Dewey v. Denson

Bell, J.

Mrs. Julia Morton Dewey and Mrs. Cordelia Dewey Knight sued R. R. Denson, as executor of T. R. Denson, deceased, upon a “note” executed by T. R. Denson on March 7, 1921, and maturing on October 7th thereafter, payable to Maryland Life Insurance Company of Baltimore, for $150 principal, besides interest, and indorsed to the plaintiffs, upon which it was alleged that the defendant was “indebted.” The defendant filed an answer, a demurrer to which was overruled. The trial proceeded before the court without a jury, upon an agreed statement of facts, and resulted in a judgment in favor of the defendant. The plaintiffs excepted. The demurrer is not referred to in their brief filed in this court, and is treated as abandoned. The only question for determination is, was the judgment in favor of the defendant authorized under the facts?

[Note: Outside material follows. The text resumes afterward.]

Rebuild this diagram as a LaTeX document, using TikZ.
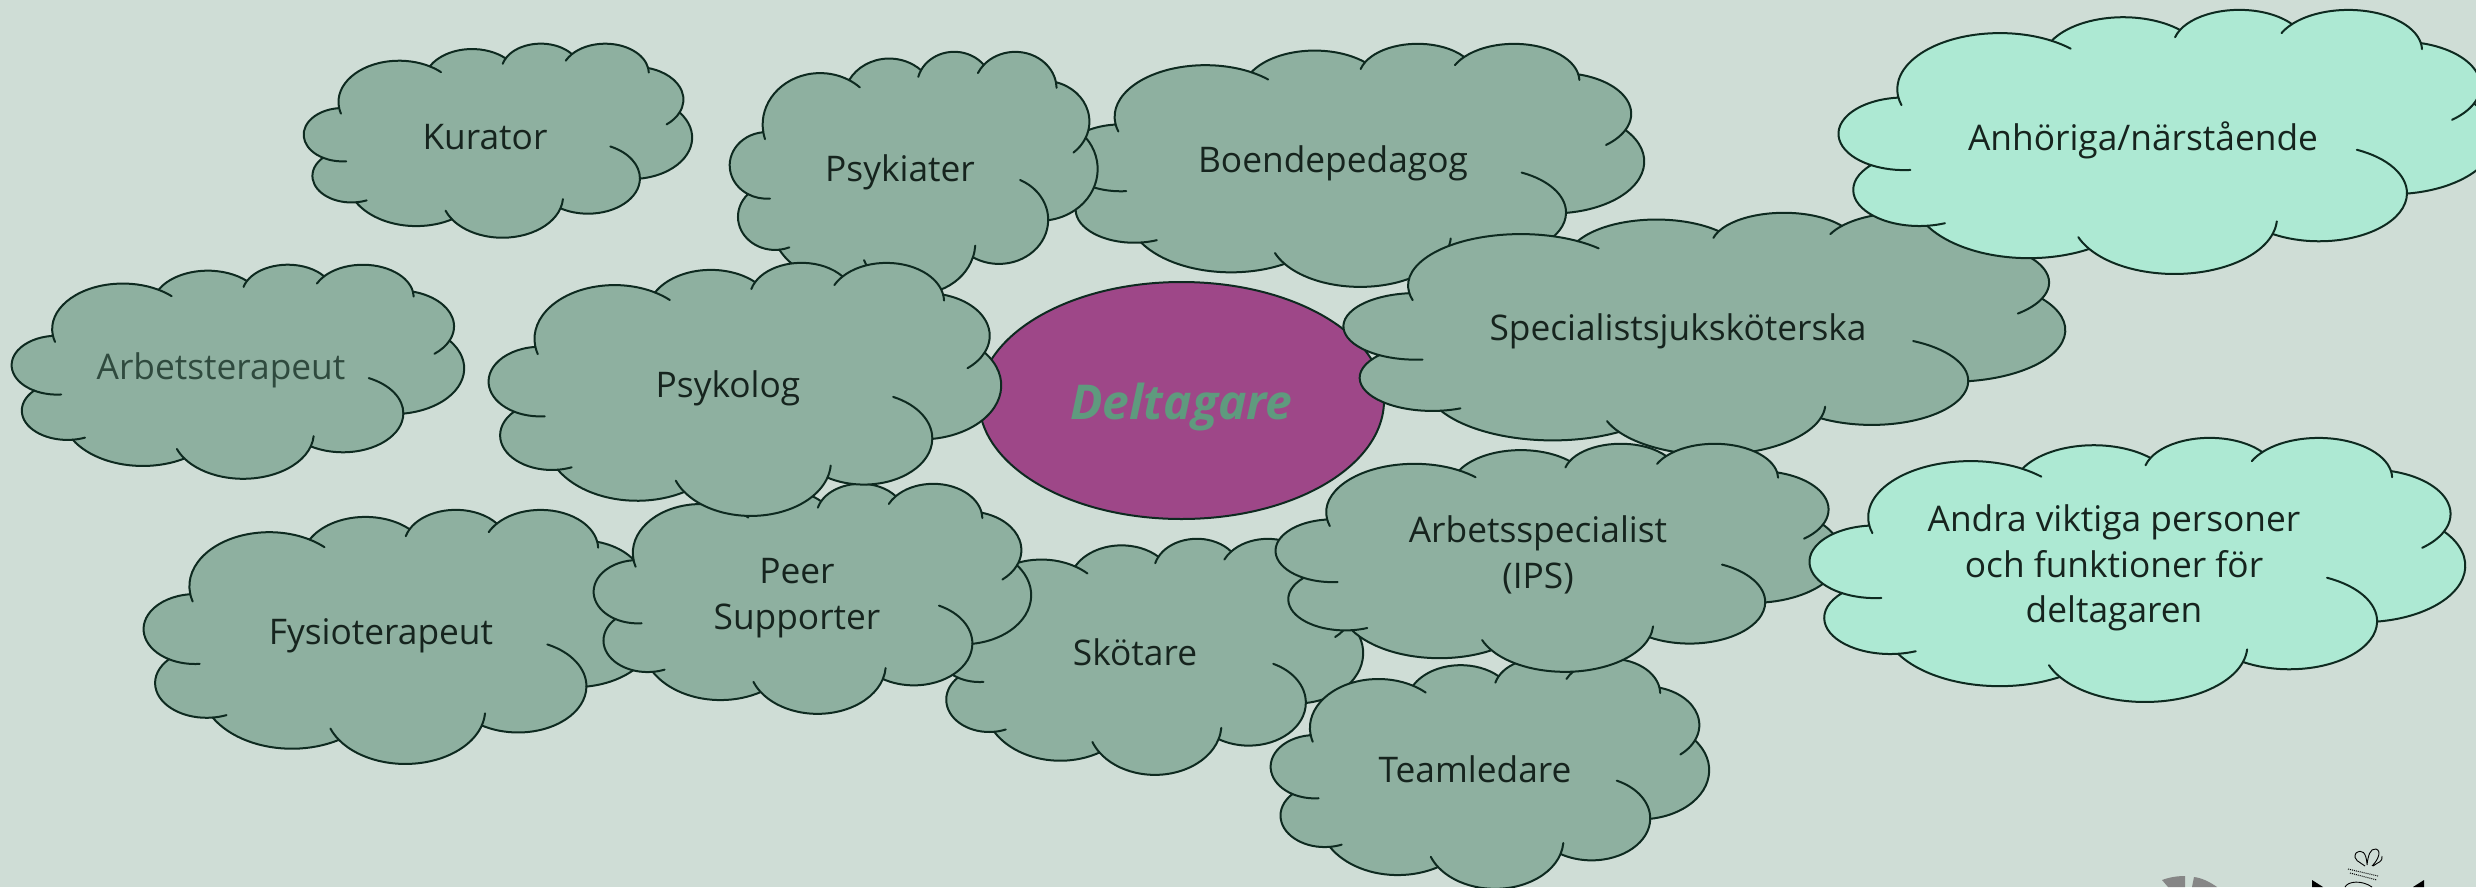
\documentclass[tikz,border=0pt]{standalone}
\usetikzlibrary{shapes.geometric}
\usepackage{fontspec}
\setmainfont{Open Sans}
\definecolor{bgc}{HTML}{CFDDD6}
\definecolor{cloudc}{HTML}{8EB0A0}
\definecolor{lightc}{HTML}{ADE9D3}
\definecolor{magc}{HTML}{9E4788}
\definecolor{linec}{HTML}{0E2A20}
\definecolor{txtc}{HTML}{16241E}
\definecolor{fadec}{HTML}{2F4A3E}
\definecolor{delc}{HTML}{5F9A7E}
\def\px{3.9}\def\py{14.37}
\newcommand\defarc[5]{%
 \pgfmathsetmacro\ta{atan2(#2*sin(#4),#3*cos(#4))}%
 \pgfmathsetmacro\tb{atan2(#2*sin(#4+#5),#3*cos(#4+#5))}%
 \pgfmathsetmacro\dt{\tb-\ta}%
 \pgfmathsetmacro\dt{\dt<0 ? \dt+360 : \dt}%
 \pgfmathsetmacro\cx{\px-#2*cos(\ta)}%
 \pgfmathsetmacro\cy{\py-#3*sin(\ta)}%
 \pgfmathsetmacro\px{\cx+#2*cos(\tb)}%
 \pgfmathsetmacro\py{\cy+#3*sin(\tb)}%
 \expandafter\let\csname ta#1\endcsname\ta
 \expandafter\let\csname tb#1\endcsname\tb
 \expandafter\let\csname dt#1\endcsname\dt
 \expandafter\let\csname cx#1\endcsname\cx
 \expandafter\let\csname cy#1\endcsname\cy
 \expandafter\def\csname rx#1\endcsname{#2}%
 \expandafter\def\csname ry#1\endcsname{#3}%
}
\defarc{A}{6.753}{9.190}{-190.4875}{123.7805}
\defarc{B}{5.333}{7.267}{-144.1024}{89.9452}
\defarc{C}{4.365}{5.945}{-145.8079}{99.7230}
\defarc{D}{4.857}{6.595}{-130.9861}{117.2417}
\defarc{E}{5.333}{7.273}{-78.7089}{109.0269}
\defarc{F}{6.775}{9.220}{-46.2673}{130.2690}
\defarc{G}{5.785}{7.867}{0.6250}{114.0333}
\defarc{H}{6.752}{9.215}{22.4516}{115.1726}
\defarc{I}{7.720}{10.543}{66.2426}{75.7111}
\defarc{J}{4.360}{5.918}{-274.9421}{146.7356}
\defarc{K}{4.345}{5.945}{-246.8285}{152.5189}
\tikzset{
 seg/.code={\edef\next{\noexpand\pgfkeysalso{/tikz/start angle=\csname ta#1\endcsname,
   /tikz/delta angle=\csname dt#1\endcsname,
   /tikz/x radius=\csname rx#1\endcsname cm,
   /tikz/y radius=\csname ry#1\endcsname cm}}\next},
 outline/.style={draw=linec,line width=2pt,line join=round},
 lbl/.style={font=\fontsize{35.3}{45.5}\selectfont,text=txtc,align=center,inner sep=0pt},
}
% #1 arc id, #2 x, #3 y: point on the ellipse, #4 ta or tb: where the hook meets the outline
\newcommand\hook[4]{%
 \edef\hcx{\csname cx#1\endcsname}\edef\hcy{\csname cy#1\endcsname}%
 \edef\hrx{\csname rx#1\endcsname}\edef\hry{\csname ry#1\endcsname}%
 \edef\hend{\csname #4#1\endcsname}%
 \pgfmathsetmacro\hs{atan2((#3-\hcy)/\hry,(#2-\hcx)/\hrx)}%
 \pgfmathsetmacro\hd{mod(\hend-\hs+540,360)-180}%
 \draw[outline,line cap=round] ({(\hcx+\hrx*cos(\hs))*1cm},{(\hcy+\hry*sin(\hs))*1cm})
   arc[start angle=\hs,delta angle=\hd,x radius=\hrx cm,y radius=\hry cm];
}
% #1 fill, #2 x0, #3 y0, #4 x1, #5 y1 (pixels, y down)
\newcommand\cloudshape[5]{%
 \pgfmathsetmacro\sx{(#4-#2)/1229.158}%
 \pgfmathsetmacro\sy{-(#5-#3)/1229.158}%
 \begin{scope}[shift={(#2pt,-#3pt)},xscale=\sx,yscale=\sy]
 \path[outline,fill=#1] (3.9cm,14.37cm) arc[seg=A] arc[seg=B] arc[seg=C] arc[seg=D] arc[seg=E]
    arc[seg=F] arc[seg=G] arc[seg=H] arc[seg=I] arc[seg=J] arc[seg=K] -- cycle;
 \hook{K}{4.693}{26.177}{ta}
 \hook{J}{6.928}{34.899}{ta}
 \hook{H}{15.87}{37.28}{tb}
 \hook{H}{28.827}{34.751}{ta}
 \hook{G}{34.129}{22.954}{ta}
 \hook{E}{40.23}{17.9}{tb}
 \hook{D}{38.3}{6.58}{tb}
 \hook{D}{29.0}{3.85}{ta}
 \hook{C}{22.2}{4.65}{ta}
 \hook{A}{15.3}{6.43}{tb}
 \hook{A}{4.25}{15.68}{ta}
 \end{scope}
}
\begin{document}
\begin{tikzpicture}
\useasboundingbox (0pt,0pt) rectangle (2476pt,-887pt);
\clip (0pt,0pt) rectangle (2476pt,-887pt);
\fill[bgc] (0pt,0pt) rectangle (2476pt,-887pt);
% logos cut by the lower edge
\fill[gray!95!white] (2162pt,-880pt) .. controls (2170pt,-877pt) and (2178pt,-876pt) .. (2185pt,-876pt) -- (2185pt,-887pt) -- (2168pt,-887pt) -- cycle;
\fill[gray!95!white] (2194pt,-877pt) .. controls (2202pt,-878pt) and (2210pt,-882pt) .. (2217pt,-887pt) -- (2192pt,-887pt) -- cycle;
\fill[black] (2312pt,-880pt) -- (2323pt,-887pt) -- (2312pt,-887pt) -- cycle;
\fill[black] (2424pt,-880pt) -- (2413pt,-887pt) -- (2424pt,-887pt) -- cycle;
\draw[black,line width=.9pt] (2365pt,-866pt) .. controls (2360pt,-862pt) and (2352pt,-860pt) .. (2356pt,-853pt) .. controls (2362pt,-849pt) and (2366pt,-852pt) .. (2367pt,-864pt)
  (2367pt,-865pt) .. controls (2368pt,-856pt) and (2370pt,-848pt) .. (2376pt,-849pt) .. controls (2382pt,-851pt) and (2378pt,-860pt) .. (2372pt,-866pt)
  (2373pt,-866pt) .. controls (2378pt,-862pt) and (2383pt,-862pt) .. (2382pt,-856pt);
\draw[black,line width=1pt,densely dotted] (2348pt,-869pt) -- (2378pt,-876pt) (2350pt,-873pt) -- (2377pt,-880pt);
\draw[black,line width=.9pt] (2345pt,-887pt) .. controls (2348pt,-881pt) and (2362pt,-880pt) .. (2372pt,-887pt);

\cloudshape{cloudc}{1063}{43}{1644}{286}
\node[lbl] (boende) at (1333pt,-163pt) {\strut Boendepedagog};
\cloudshape{cloudc}{730}{51}{1097.5}{293}
\node[lbl] (psykiater) at (900pt,-172pt) {\strut Psykiater};
\node[ellipse,draw=linec,line width=2pt,fill=magc,minimum width=405pt,minimum height=237pt,inner sep=0pt,
  text=delc,font=\fontsize{48}{54}\selectfont\bfseries\itshape] (deltagare) at (1181.5pt,-400.5pt) {\raisebox{-18.5pt}[0pt][0pt]{Deltagare}};
\cloudshape{cloudc}{1344}{212}{2065}{454}
\node[lbl] (specialist) at (1678pt,-331.5pt) {\strut Specialistsjuksköterska};
\cloudshape{lightc}{1839}{9}{2495}{273}
\node[lbl] (anhoriga) at (2143pt,-141pt) {\strut Anhöriga/närstående};
\cloudshape{cloudc}{144}{509}{655}{763}
\node[lbl] (fysio) at (381pt,-635pt) {\strut Fysioterapeut};
\cloudshape{cloudc}{937}{538}{1363}{774}
\node[lbl] (skotare) at (1135pt,-656pt) {\strut Skötare};
\cloudshape{cloudc}{594}{483}{1031}{713}
\node[lbl] (peer) at (797pt,-597.5pt) {\strut Peer\\\strut Supporter};
\cloudshape{cloudc}{489}{262}{1001}{515}
\node[lbl] (psykolog) at (728pt,-388pt) {\strut Psykolog};
\cloudshape{cloudc}{1271}{658}{1709}{888}
\node[lbl] (team) at (1475pt,-773pt) {\strut Teamledare};
\cloudshape{cloudc}{1276}{443}{1841}{671}
\node[lbl] (arbets) at (1538pt,-556.5pt) {\strut Arbetsspecialist\\\strut (IPS)};
\cloudshape{lightc}{1810}{437}{2465}{701}
\node[lbl] (andra) at (2114pt,-568pt) {\strut Andra viktiga personer\\\strut och funktioner för\\\strut deltagaren};
\cloudshape{cloudc}{304}{43}{692}{237}
\node[lbl] (kurator) at (485pt,-140pt) {\strut Kurator};
\cloudshape{cloudc}{12}{264}{464}{478}
\node[lbl,text=fadec] (arbetsterapeut) at (221pt,-370pt) {\strut Arbetsterapeut};
\end{tikzpicture}
\end{document}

Mention of certain facts appearing in the agreed statement logically will precede a specific reference to the answer. On March 7, 1921, T. R. Denson held two policies of insurance, issued upon his. life in favor respectively of the plaintiffs. The premiums were *353$117.31 each, and were payable in advance at this time for the year immediately following. He paid the cash equivalent of $84.62, executing and delivering for the balance of $150 the so-called note on which the plaintiffs are suing. He died testate on August 17, 1921. His will, in which the defendant E. E. Denson was named as executor, was duly probated, and one of its items directed that all his “just debts be paid without unnecessary delay.” The instrument sued on contained the following stipulations: “This note is accepted by said company at the request of the maker, together with dividend vouchers $20.82 and cash $63.80, on the following agreement: That policy No. 23481 and 42, issued by the Maryland Life Insurance Company of Baltimore on the life of T. E. Denson, shall be continued in force until midnight on the day on which said note is due, and upon the payment of said note and interest on or before said due date the said Maryland Life Insurance Company of Baltimore shall issue a receipt for the full annual premium of $234.62 due March 7, 1921, on said policy, which receipt shall be of the same force and effect as if said premium had been paid on the day due.” “That if said note is not paid on or before the day it becomes due it shall thereupon cease to be a claim against the maker, and said policy shall thereupon automatically cease and determine, and said cash shall be retained by the said Maryland Life Insurance Company of Baltimore, as part compensation for the privileges herein granted, it being well understood that this agreement is made at the request and for the benefit of the maker of said note, and shall in no manner increase the liability of the said Maryland Life Insurance of Baltimore as set forth in said policy.”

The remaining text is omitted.